Sublinear Time Low-Rank Approximation of Hankel Matrices
Michael Kapralov, Cameron Musco, Kshiteej Sheth
TL;DR
This work proves that PSD Hankel matrices admit sublinear-time, structure-preserving low-rank approximations in the Frobenius norm with rank $O(\log n\log(1/\epsilon))$, matching the Beckermann–Townsend Frobenius guarantee. The key ideas combine a finite-dimensional analog of AAK theory with a log-scale bucket sparsification over Vandermonde nodes and universal ridge-leverage bounds for Vandermonde matrices, enabling a two-part decomposition $H=H_1+H_2$ and sublinear regression-based recovery. The authors also establish a near-tight lower bound on the approximate rank and show robustness to additive noise $E$, yielding $\|H-\widehat{H}\|_F \le C\|E\|_F + \epsilon\|H\|_F$. They develop a sublinear-time algorithm that recovers $H$ in a compressed Hankel form $VD'V^T+\widehat{H}'$, with $V$ Vandermonde and $D'$ diagonal, and demonstrate applications to polynomial basis transforms and Hankel covariance estimation. Overall, the results offer a path to fast, accurate, structure-preserving low-rank approximations for Hankel matrices with broad computational implications.
Abstract
Hankel matrices are an important class of highly-structured matrices, arising across computational mathematics, engineering, and theoretical computer science. It is well-known that positive semidefinite (PSD) Hankel matrices are always approximately low-rank. In particular, a celebrated result of Beckermann and Townsend shows that, for any PSD Hankel matrix $H \in \mathbb{R}^{n \times n}$ and any $ε> 0$, letting $H_k$ be the best rank-$k$ approximation of $H$, $\|H-H_k\|_F \leq ε\|H\|_F$ for $k = O(\log n \log(1/ε))$. As such, PSD Hankel matrices are natural targets for low-rank approximation algorithms. We give the first such algorithm that runs in \emph{sublinear time}. In particular, we show how to compute, in $\polylog(n, 1/ε)$ time, a factored representation of a rank-$O(\log n \log(1/ε))$ Hankel matrix $\widehat{H}$ matching the error guarantee of Beckermann and Townsend up to constant factors. We further show that our algorithm is \emph{robust} -- given input $H+E$ where $E \in \mathbb{R}^{n \times n}$ is an arbitrary non-Hankel noise matrix, we obtain error $\|H - \widehat{H}\|_F \leq O(\|E\|_F) + ε\|H\|_F$. Towards this algorithmic result, our first contribution is a \emph{structure-preserving} existence result - we show that there exists a rank-$k$ \emph{Hankel} approximation to $H$ matching the error bound of Beckermann and Townsend.
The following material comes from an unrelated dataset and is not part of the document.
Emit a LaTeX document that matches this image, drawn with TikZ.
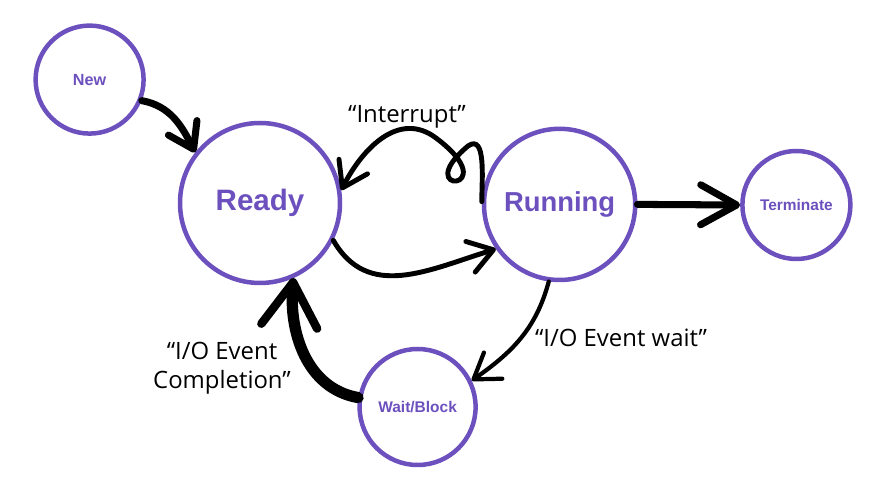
\documentclass[tikz,border=0pt]{standalone}
\usepackage{fontspec}
\setsansfont{Liberation Sans}
\newfontfamily\notefont{Open Sans}
\usetikzlibrary{arrows.meta}
\definecolor{statepurple}{RGB}{108,80,190}
\tikzset{
	state/.style={circle,draw=statepurple,line width=3.2pt,text=statepurple,inner sep=0pt},
	flow/.style={line width=3.5pt,line cap=round,-{Straight Barb[length=6mm,width=8mm,round]}},
	note/.style={font=\notefont\fontsize{17}{21}\selectfont,align=center}
}
\begin{document}
\begin{tikzpicture}
	\useasboundingbox (0,0) rectangle (22.025,12.5);
	% states
	\node[state,minimum size=2.7cm,font=\sffamily\bfseries\fontsize{11.5}{14}\selectfont] (new) at (2.24,10.51) {New};
	\node[state,minimum size=4cm,font=\sffamily\bfseries\fontsize{21}{25}\selectfont] (ready) at (6.5,7.425) {Ready};
	\node[state,minimum size=3.78cm,font=\sffamily\bfseries\fontsize{19.5}{23}\selectfont] (running) at (13.99,7.39) {Running};
	\node[state,minimum size=2.7cm,font=\sffamily\bfseries\fontsize{11}{13}\selectfont] (terminate) at (19.91,7.375) {Terminate};
	\node[state,minimum size=2.9cm,font=\sffamily\bfseries\fontsize{11}{13}\selectfont] (wait) at (10.44,2.325) {Wait/Block};
	% labels
	\node[note] (interrupt) at (10.175,9.58) {“Interrupt”};
	\node[note] (iowait) at (15.525,4.05) {“I/O Event wait”};
	\node[note] (iodone) at (5.55,3.3) {“I/O Event\\Completion”};
	% transitions
	\draw[flow,line width=5pt] (new.-22) to[out=-10,in=117] (ready.142);
	\draw[flow] (ready.-27) to[out=-60,in=197,looseness=1.1] (running.215);
	% interrupt, with the little curl
	\draw[flow] (running.178) to[out=90,in=35] (11.7,8.85) .. controls (10.2,7.6) and (12.7,7.7) .. (10.9,9.05) to[out=143,in=63,looseness=1.1] (ready.9);
	\draw[flow,line width=5pt,-{Straight Barb[length=9mm,width=10mm,round]}] (running.east) -- (terminate.west);
	\draw[flow,line width=3pt] (running.-98) to[out=-105,in=35] (wait.26);
	\draw[flow,line width=8pt,-{Straight Barb[length=11mm,width=14mm,round,line width=6pt]}] (wait.171) to[out=170,in=-95] (ready.-66);
\end{tikzpicture}
\end{document}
Our result can be interpreted as a finite-dimensional analog of the widely applicable AAK theorem, which shows that the optimal low-rank approximation of an infinite Hankel operator is itself Hankel. Armed with our existence result, and leveraging the well-known Vandermonde structure of Hankel matrices, we achieve our sublinear time algorithm using a sampling-based approach that relies on universal ridge leverage score bounds for Vandermonde matrices.